STATESVILLE, N.C. – Joseph Haywood Smith, 45, of Greensboro,
N.C., was sentenced to 41 months in prison late yesterday, for conspiracy to
manufacture more than $7,000 in counterfeit U.S. currency, announced Andrew
Murray, U.S. Attorney for the Western District of North Carolina. U.S. District Judge Kenneth D. Bell also
sentenced Smith’s co-defendant, Angela Kristen Shaw, 39, also of Greensboro, to
time served, and ordered both defendants to serve two years of supervised
release.
Reginald A. DeMatteis, Special Agent in Charge of the United
States Secret Service, Charlotte Field Office, joins U.S. Attorney Murray in
making today’s announcement.
According to filed court documents and today’s sentencing
hearing, from February 2019 to March 2019, Smith and Shaw manufactured
counterfeit U.S. currency, which they then used to purchase goods at various
retail stores in the greater Statesville area.
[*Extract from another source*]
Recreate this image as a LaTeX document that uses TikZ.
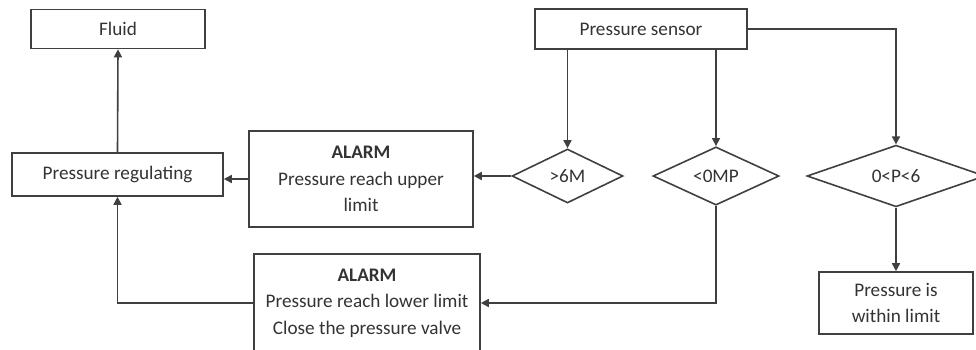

According to court records, the
defendants purchased art supplies, and used them to manufacture more than 335
counterfeit $20 bills, and more than 63 counterfeit $10 bills. Court records
show that during the relevant time period, the defendants used, or attempted to
use, the counterfeit currency to buy merchandise at various retail stores,
including at Burger King, CVS, and Dollar General located in Statesville, and
elsewhere.
In pronouncing the sentence, Judge Bell noted that
“counterfeiting is extremely serious,” and called Smith, who has a significant
criminal history, a “career lifetime thief.”
In making today’s announcement, U.S. Attorney Murray thanked
the U.S. Secret Service for their investigation of this case.
Assistant U.S. Attorney Jenny G. Sugar, of the U.S.
Attorney’s Office in Charlotte, prosecuted the case.